GIVEN DATA:
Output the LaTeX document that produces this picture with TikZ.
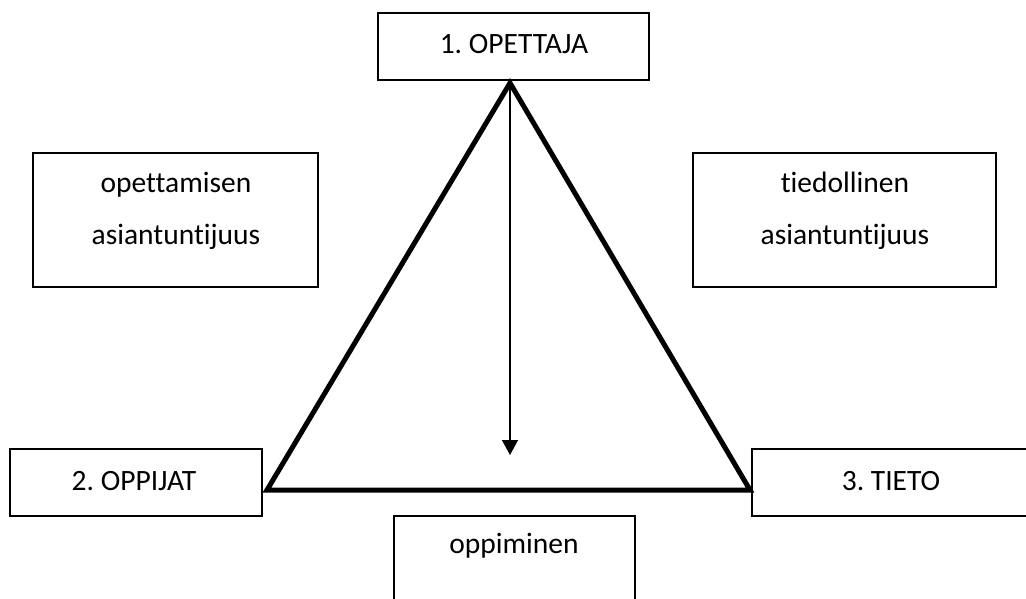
\documentclass[tikz,border=0pt]{standalone}
\usepackage{fontspec}
\setmainfont{Carlito}[Ligatures=NoCommon]
\usetikzlibrary{arrows.meta}
\frenchspacing
\begin{document}
\begin{tikzpicture}[x=1pt,y=-1pt,
  box/.style={draw=black,line width=1.6pt,rectangle,inner sep=0pt},
  txt/.style={font=\fontsize{29.5}{52}\selectfont,align=center,inner sep=0pt},
  tri/.style={line width=5pt,line join=miter},
  arr/.style={line width=1.5pt,-{Triangle[length=15pt,width=16pt]}}]
\useasboundingbox (0,0) rectangle (1026,599);
% boxes
\node[box,minimum width=271pt,minimum height=67pt] (ope) at (513.5,46.5) {};
\node[txt] (opet) at (514,44) {1. OPETTAJA};
\node[box,minimum width=285pt,minimum height=134pt] (lb) at (175.5,220) {};
\node[txt] (lbt) at (176,211) {opettamisen\\asiantuntijuus};
\node[box,minimum width=303pt,minimum height=134pt] (rb) at (844.5,220) {};
\node[txt] (rbt) at (845,211) {tiedollinen\\asiantuntijuus};
\node[box,minimum width=252pt,minimum height=67pt] (opp) at (136,482.5) {};
\node[txt] (oppt) at (134,481) {2. OPPIJAT};
\node[box,minimum width=278pt,minimum height=67pt] (tie) at (891,482.5) {};
\node[txt] (tiet) at (891,481) {3. TIETO};
\node[box,minimum width=241pt,minimum height=140pt] (opm) at (514.5,586) {};
\node[txt] (opmt) at (514,546) {oppiminen};
% triangle
\coordinate (A) at (510,83);
\coordinate (B) at (267,490);
\coordinate (C) at (750,490);
\coordinate (T) at (510,455);
\draw[tri] (A) -- (B) -- (C) -- cycle;
\draw[arr] (A) -- (T);
\end{tikzpicture}
\end{document}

REQUIRED TASK:
The material above holds pictures; copy everything else in it exactly.

COMPLETE OUTPUT:
Output the LaTeX document that produces this picture with TikZ.
\documentclass[tikz,border=0pt]{standalone}
\usepackage{fontspec}
\setmainfont{Carlito}[Ligatures=NoCommon]
\usetikzlibrary{arrows.meta}
\frenchspacing
\begin{document}
\begin{tikzpicture}[x=1pt,y=-1pt,
  box/.style={draw=black,line width=1.6pt,rectangle,inner sep=0pt},
  txt/.style={font=\fontsize{29.5}{52}\selectfont,align=center,inner sep=0pt},
  tri/.style={line width=5pt,line join=miter},
  arr/.style={line width=1.5pt,-{Triangle[length=15pt,width=16pt]}}]
\useasboundingbox (0,0) rectangle (1026,599);
% boxes
\node[box,minimum width=271pt,minimum height=67pt] (ope) at (513.5,46.5) {};
\node[txt] (opet) at (514,44) {1. OPETTAJA};
\node[box,minimum width=285pt,minimum height=134pt] (lb) at (175.5,220) {};
\node[txt] (lbt) at (176,211) {opettamisen\\asiantuntijuus};
\node[box,minimum width=303pt,minimum height=134pt] (rb) at (844.5,220) {};
\node[txt] (rbt) at (845,211) {tiedollinen\\asiantuntijuus};
\node[box,minimum width=252pt,minimum height=67pt] (opp) at (136,482.5) {};
\node[txt] (oppt) at (134,481) {2. OPPIJAT};
\node[box,minimum width=278pt,minimum height=67pt] (tie) at (891,482.5) {};
\node[txt] (tiet) at (891,481) {3. TIETO};
\node[box,minimum width=241pt,minimum height=140pt] (opm) at (514.5,586) {};
\node[txt] (opmt) at (514,546) {oppiminen};
% triangle
\coordinate (A) at (510,83);
\coordinate (B) at (267,490);
\coordinate (C) at (750,490);
\coordinate (T) at (510,455);
\draw[tri] (A) -- (B) -- (C) -- cycle;
\draw[arr] (A) -- (T);
\end{tikzpicture}
\end{document}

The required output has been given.